* BEGIN TASK DATA *

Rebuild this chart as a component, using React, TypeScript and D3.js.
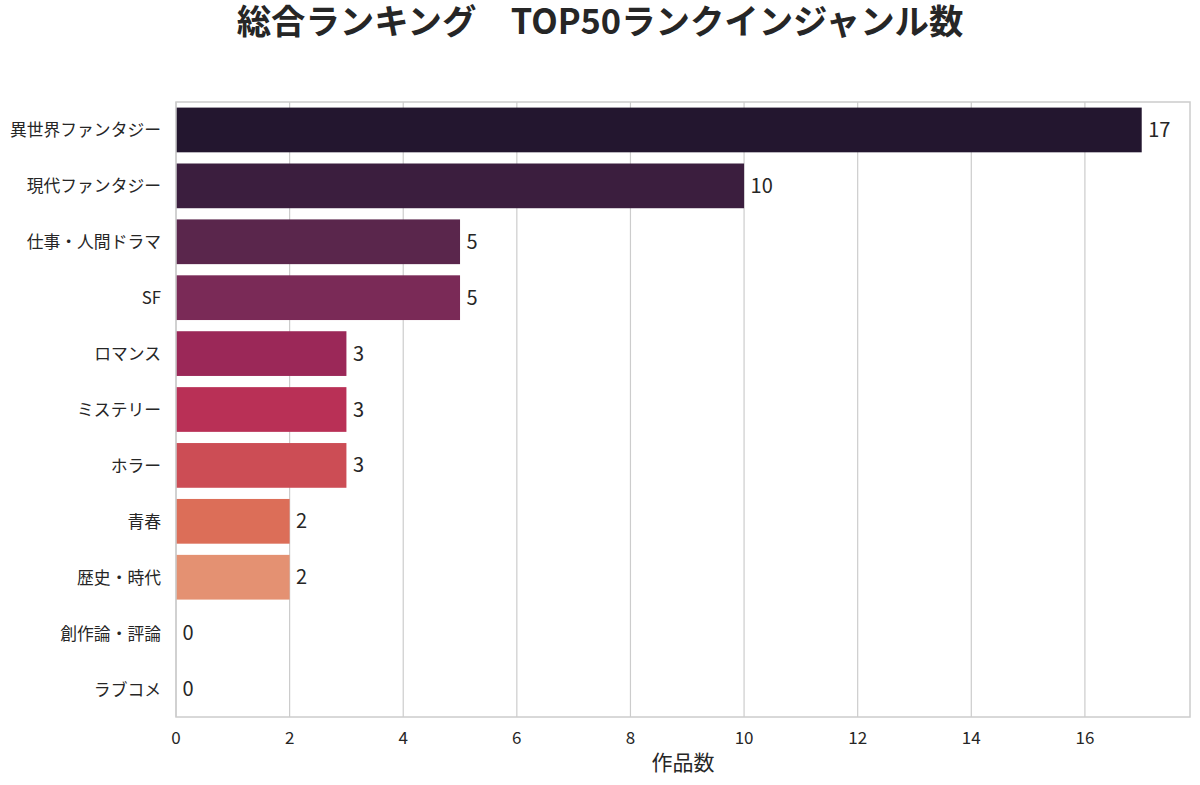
import React from "react";
import * as d3 from "d3";

const categories = [
  "異世界ファンタジー",
  "現代ファンタジー",
  "仕事・人間ドラマ",
  "SF",
  "ロマンス",
  "ミステリー",
  "ホラー",
  "青春",
  "歴史・時代",
  "創作論・評論",
  "ラブコメ",
];
const values = [17, 10, 5, 5, 3, 3, 3, 2, 2, 0, 0];
const colors = [
  "#23162f",
  "#3b1e3e",
  "#5a264c",
  "#7a2a57",
  "#9b2858",
  "#b93056",
  "#cc4d55",
  "#dc6e58",
  "#e49172",
  "#ebb292",
  "#f3d2bb",
];
const xTicks = [0, 2, 4, 6, 8, 10, 12, 14, 16];
const title = "総合ランキング　TOP50ランクインジャンル数";
const xLabel = "作品数";

const W = 1200;
const H = 785;
const M = { left: 176, right: 10, top: 102, bottom: 68 };
const FONT = "'Noto Sans CJK JP', 'Noto Sans', sans-serif";

export default function App() {
  const x = d3
    .scaleLinear()
    .domain([0, d3.max(values)! * 1.05])
    .range([M.left, W - M.right]);
  const y = d3
    .scaleBand<string>()
    .domain(categories)
    .range([M.top, H - M.bottom])
    .paddingInner(0.2)
    .paddingOuter(0.1);

  return (
    <svg
      width={W}
      height={H}
      style={{ position: "absolute", left: 0, top: 0, background: "#fff" }}
      fontFamily={FONT}
    >
      <rect x={0} y={0} width={W} height={H} fill="#fff" />
      <text
        x={600}
        y={34}
        textAnchor="middle"
        fontSize={34.4}
        fontWeight="bold"
        fill="#262626"
      >
        {title}
      </text>
      {xTicks.map((t) => (
        <line
          key={"g" + t}
          x1={x(t)}
          x2={x(t)}
          y1={M.top}
          y2={H - M.bottom}
          stroke="#cccccc"
          strokeWidth={1.2}
        />
      ))}
      {categories.map((c, i) => (
        <rect
          key={c}
          x={x(0)}
          y={y(c)!}
          width={x(values[i]) - x(0)}
          height={y.bandwidth()}
          fill={colors[i]}
        />
      ))}
      <rect
        x={M.left}
        y={M.top}
        width={W - M.right - M.left}
        height={H - M.bottom - M.top}
        fill="none"
        stroke="#cccccc"
        strokeWidth={1.5}
      />
      {categories.map((c, i) => (
        <text
          key={"v" + c}
          x={x(values[i]) + 6.5}
          y={y(c)! + y.bandwidth() / 2 + 7}
          fontSize={20}
          fill="#262626"
        >
          {values[i]}
        </text>
      ))}
      {categories.map((c) => (
        <text
          key={"l" + c}
          x={M.left - 15}
          y={y(c)! + y.bandwidth() / 2 + 6.5}
          textAnchor="end"
          fontSize={16.8}
          fill="#262626"
        >
          {c}
        </text>
      ))}
      {xTicks.map((t) => (
        <text
          key={"t" + t}
          x={x(t)}
          y={744}
          textAnchor="middle"
          fontSize={17}
          fill="#262626"
        >
          {t}
        </text>
      ))}
      <text
        x={(M.left + W - M.right) / 2}
        y={770}
        textAnchor="middle"
        fontSize={21}
        fill="#262626"
      >
        {xLabel}
      </text>
    </svg>
  );
}
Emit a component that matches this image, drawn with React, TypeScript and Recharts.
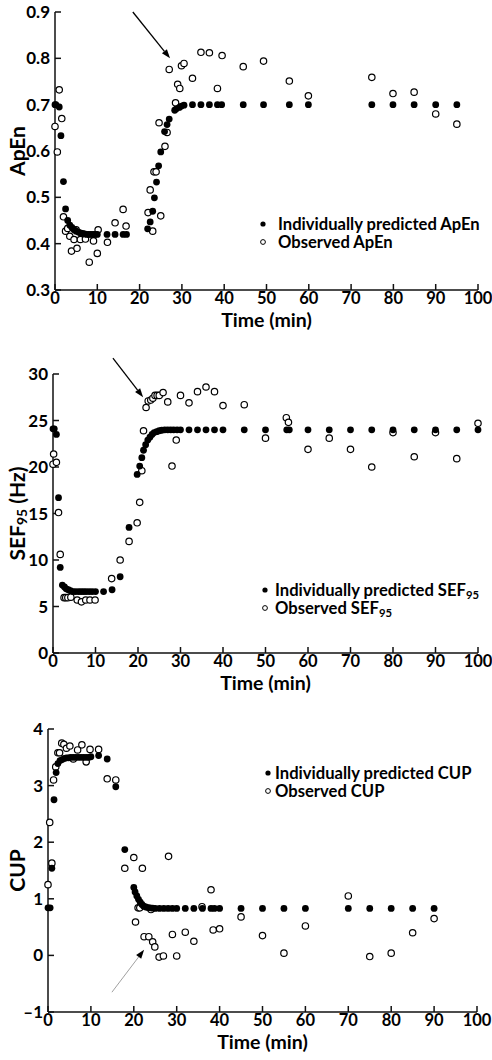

* END TASK DATA *

The lines from the top of the data above through the one holding "import * as" are to be repeated exactly, and only those, with no pictures.

Rebuild this chart as a component, using React, TypeScript and D3.js.
import React from "react";
import * as d3 from "d3";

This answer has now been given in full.